Not forgetting Torah
- There’s a Mishna (Pirkei Avot 3:8) that states that one who forgets Torah is responsible for his soul and violates the prohibition of “רק השמר לך ושמר נפשך מאד פן תשכח את הדברים אשר ראו עיניך” (Beware and take caution for your soul very much lest you forget the things which your eyes have seen). However, the Mishna continues that if one learned more than one was able to remember then there's no violation committed. Some understand the prohibition as including someone who was inadvertent and exempts only the true extenuating circumstances.

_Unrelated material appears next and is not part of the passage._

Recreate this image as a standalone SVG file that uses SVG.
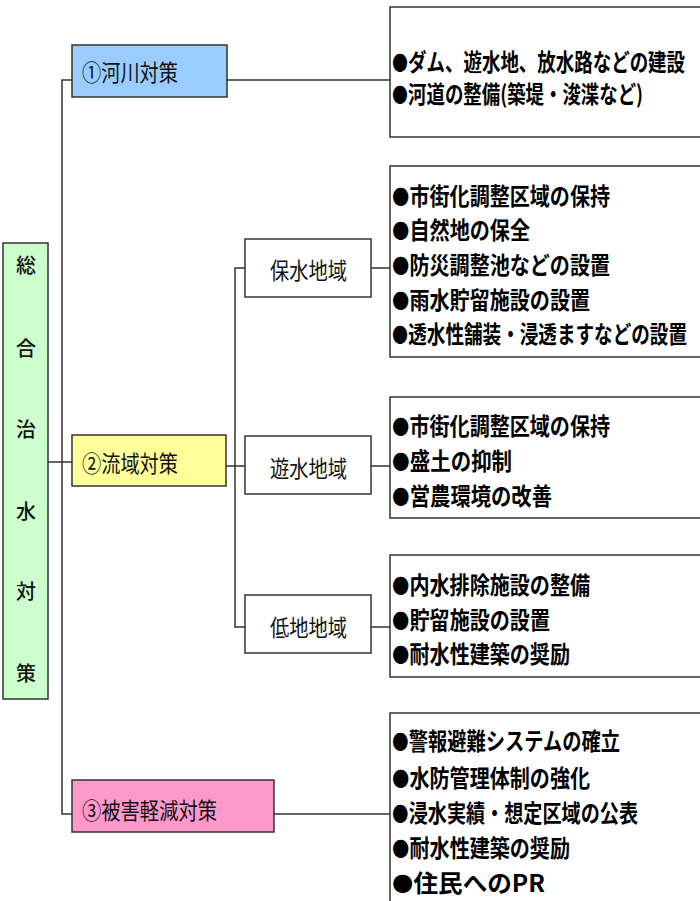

However, others understand that the prohibition only applies to someone who's negligent and actively forgot Torah.
- The foods that Chazal specify as causing one to forget Torah such as food from which a mouse or cat ate from are permissible to eat, however, it’s preferable not to eat them. However, there’s no issue for a women to eat it.
- Even though the opinion of Rabbi Shimon Bar Yochai in Menachot 99b is that one can fulfill one's obligation of learning by just learning one piece of torah in the morning and one in the night, there is still a concept of Bitul Torah. The Rambam (Talmud Torah 1:8) and Shulchan Aruch YD 246:1 codify the opinion of Rabbi Shimon Bar Yochai, nonetheless it is clear that they also hold of the concept of Bitul Torah (see Bet Yosef YD 245:22) as will be detailed below.
- Menachot 99b, Nedarim 8a says that one exempts oneself from Talmud Torah daily with reading Kriyat Shema. However, Ran (Nedarim 8a) and Ritva (on Rif Nedarim 8a) say that Kriyat Shema isn’t an exemption except for someone who doesn’t have any free time because of business. Similarly, Tosfot (Brachot 11b s.v. Shekevar) writes that one doesn’t make new Torah Brachot the whole day because one’s mind is on Torah since one’s obligated in it all day. [Bet Yosef 47 uses the reason that one’s obligated all day to explain why there’s no bracha after Brachot HaTorah.] Yet, Sh”t Radvaz 3:416 and Rashba (Nedarim 8a) explain the gemara that literally one exempts himself with Shema. Chida in Machzik Bracha 156:1, Mishna Brurah 155:4, and Halacha Brurah 155:2 rule that if one has free time one has an obligation to learn and not doing so would be Bitul Torah.
- The commonly quoted Gemara that mentions the severity of the sin of Bitul Torah is Sanhedrin 99a which says that Bitul Torah is considered degrading Hashem’s word. Shabbat 32b says that one’s children die for Bitul Torah. Masechet Kala Rabati 6:4 says that Tzaddikim die because of Bitul Torah (of the generation). Midrash Rabba Eicha 1:20 says that Galut is caused by that sin. Tanit 7b says that for that sin it stops to rain. Someone who is able to learn and doesn't may get the punishment of a physical illness (Brachot 5a) and Hashem cries for him (Chagigah 5b).
- Rambam, Mishneh Torah: Hilchot Talmud Torah: Chapter 3, Halachah 4
- Shulchan Aruch O"C 231
- Berachot 5a
- Birurei Chayim v. 1 ch. 12 discusses this question at great length. He cites the Rabbi Akiva Eiger 47:12, Chikrei Lev OC 11a, Chazon Ish (Teshuvot Vketavim OC Zeraim Kodshim), Or Same'ach Talmud Torah 1:2 who say that Shema isn't learning when done as a mitzvah of Shema. See there for many more opinions. Regarding Tehillim, he cites Halichot Shlomo Tefillah p 105 n. 22 who says saying tehillim for tefillah is also learning. See there for many more opinions.